Join Date: Dec 2004
Location: Route 66
The Mexican gunpowder dilemma
In the current thread on the Jaivana cannon in India, it has been a fascinating discussion with Philip, Wayne and Fernando, and has been most informational. Along the way, my interest in the important battle at the Alamo in March, 1836 has been rekindled, and a key topic which is often given only cursory note in most references pertains to the miserable quality of Mexican gunpowder.
I did not wish to burden the flow of discussion on the huge cannons being discussed on the other thread, so wanted to learn more on the effects of gunpowder quality here, and how in many ways, the outcome of warfare can depend on it.
It seems that at the Alamo, the well known versions of this famous thirteen day siege were not entirely as typically portrayed, and new research has revealed that faulty powder was indeed the culprit in many aspects.
Originally James Bowie had orders from Sam Houston to go to the Alamo, remove the 24 guns remaining there after General Cos of the Mexican army had surrendered Bexar (San Antonio) and the mission in December.
Apparently when he and his surrendered forces were allowed to leave, they were allowed their muskets, and one cannon for defense as they marched to Mexico. He was forced to leave the remainder of cannon as well as the stores of powder.
He shrewdly took the best measures of powder, leaving the already poor grade in store.

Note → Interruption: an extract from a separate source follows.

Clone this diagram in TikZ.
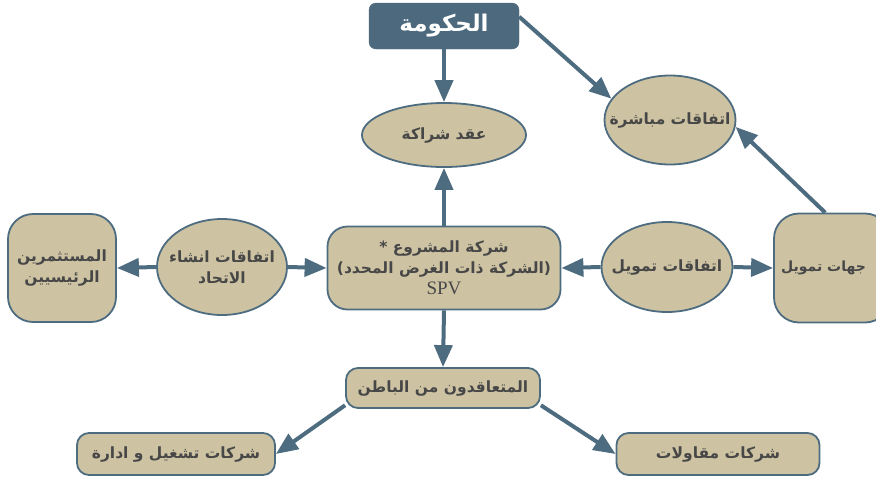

Col. Neill and Bowie in late February however decided with the notable strength of cannon there, it would be a well defended place to make a stand.
However, what they did not consider was the lack of ammunition and the deplorable powder in store.
In the bombardment of the Alamo at the outset of the siege, the antiquated and relatively light field cannon with inadequately charged shots which apparently did virtually no damage nor caused a single injury to the defenders.
In the ultimate and final attack by the Mexican forces, it was in the early AM in cold and darkness, and the defenders, exhausted by the constant thuds of artillery, were mostly asleep except a few pickets.
With the Mexican troops, the same poor powder dilemma affecting the artillery plagued the infantry, and the largely conscripted soldiers had barely handled muskets. The poor powder required extra charge for force, and the men, unable to hold at shoulder level due to flash and heat from explosion held the guns low and fired from the hip.
The disastrous result was these inexperienced men in a chaotic attack in complete cold and darkness firing almost wildly, but horrifically bringing down their own men ahead with the low firing.
The defenders asleep inside were caught with unloaded guns, as the damp Texas weather in March would have been fouled if not freshly loaded. They had some measure of good Dupont powder, but largely the supply was the horrible Mexican powder.
One survivor, Mrs. Dickinson, claimed the Mexican powder was 'damaged'.
While this sounds like a circumstantial case with poor batches of powder with the Mexican forces, it seems that in 1846, with the Mexican American war, the Mexican powder situation had not improved.
At the Battle of Palo Alto, May 8, 1846, it was noted that Mexican artillery barrages often sent cannonballs bouncing 'lazily' across the battlefield.
Another reference regarding another battle in the 1830s Texas Revolution claims that in that entire day of battle, not one cannonball in a thousand reached the enemy, most fell about half way.
My question is,
Why, in this period of time, with all the attention given to 'Napoleonic uniforms' etc. and the acquisition of all manner of artillery and arms, was there apparently no attention to adequate gunpowder?
The British, who sold the Mexicans tens of thousands of muskets (despite being deemed obsolete) had access to much of the world saltpeter supply from India. Would that not be considered part and parcel to the acquisition of firearms?
The Mexicans had considerable pieces of French artillery, again, France had developed notable saltpeter production.
Mexico itself had notable natural saltpeter resources, near Mexico City as well as others. There were sources for sulfur and of course charcoal.
Yet Mexico continued to produce the absolute worst gunpowder on record, with seemingly no effort for resolution. Why?
It was said the powder was nothing more than charcoal (derisively)..so was it they were inept at the proper concentrations of components? or that they were 'cutting it' with more charcoal due to 'spreading the volume' more?